The existing scheme, which was introduced in 2009, relies on a battery of checks examining issues such as blood pressure and cholesterol.
But the programme has come under criticism for its ‘blanket’ approach – with one Imperial College study published in 2016 suggesting it prevented just one heart attack or stroke for every 4,762 people who attend a health check in a year.
Health Secretary Matt Hancock said the revamped NHS Health Checks scheme – which is offered to anyone aged 40 to 74 – will harness modern technology such as genetic testing to create a personalised programme to prevent disease later in life
Mr Hancock said: ‘Personalised, preventative healthcare is mission critical to the future-fit healthcare service we want to build.
‘We must harness the latest technology and techniques to move away from the one-size-fits-all approach of the past.
‘The review we are announcing today will be an important step towards achieving that, helping us to find data-led, evidenced based ways to support people to spot, manage and prevent risks to their health through targeted intervention.’
Announcing a major review of the programme, he said the blanket approach which has defined the scheme would become ‘a thing of the past’.
Officials said the changes are part of a wider shift away from a ‘one-size-fits-all’ approach to public health, to a ‘modernised, future-proof system’ that ‘takes risk or personal choices into account’.
Currently health checks are offered on a standard basis to everyone over the age of 40-74, with little attention to their individual risks or needs.
The review will explore ways to overhaul the system by ’empowering people’ to reduce their chance of developing conditions such as high blood pressure or type two diabetes with ‘personalised, intelligent health checks’, the Department of Health said.
Officials are yet to provide precise details of what the new scheme will include, but they said they would harness ‘the latest technology, techniques, and data’ and would include factors ‘that could include their age, where they live and their DNA’ to personalise health checks.

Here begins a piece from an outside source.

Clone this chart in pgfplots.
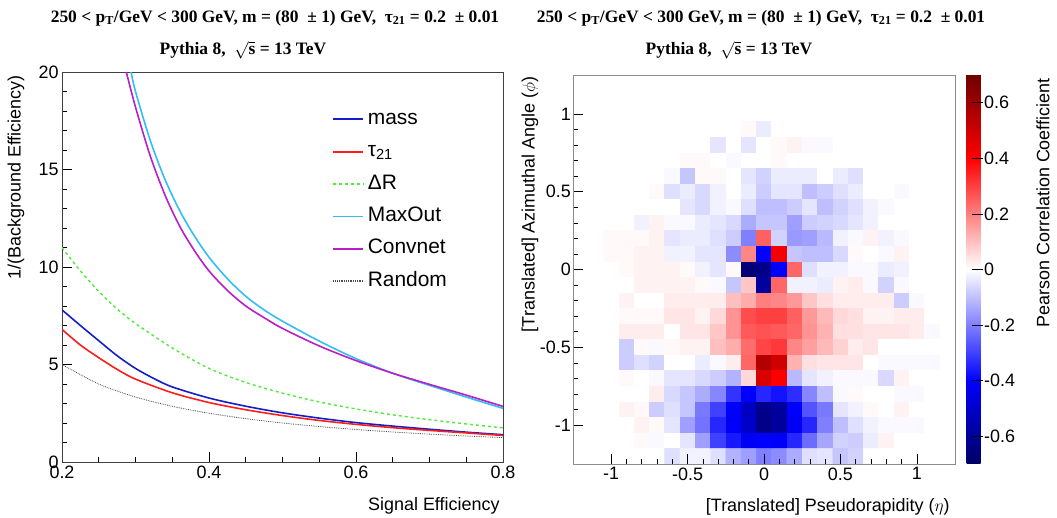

They said the ‘new look’ programme will draw from the lessons of cancer diagnosis and treatment, which is the most advanced area in personalised medicine.
Duncan Selbie, chief executive of Public Health England, which runs the programme, insisted the existing NHS Health Checks scheme had been a success but admitted ‘cutting-edge’ techniques would improve the programme.
The worth of the scheme has been hotly debated since its introduction 10 years ago.
In 2013, the Royal College of GPs described the £300million-a-year scheme as a ‘waste of money’ while 2012 research from the respected Cochrane group found it did not reduce deaths.
A report in 2015 by the London School of Economics said it was ‘ineffective’ and a 2014 review found that illnesses spotted during the checks could be equally well detected in standard care.
But a more recent study, published last month by King’s College London, found those who attended the checks had ‘slightly lower’ bodyweight, blood pressure and smoking rates six years later.
Mr Selbie said: ‘Predictive prevention becomes ever more possible through genomics and the application of cutting edge behavioural science.
‘NHS Health Checks have been phenomenally successful and this review is a great opportunity to make the next generation the most effective in the world.’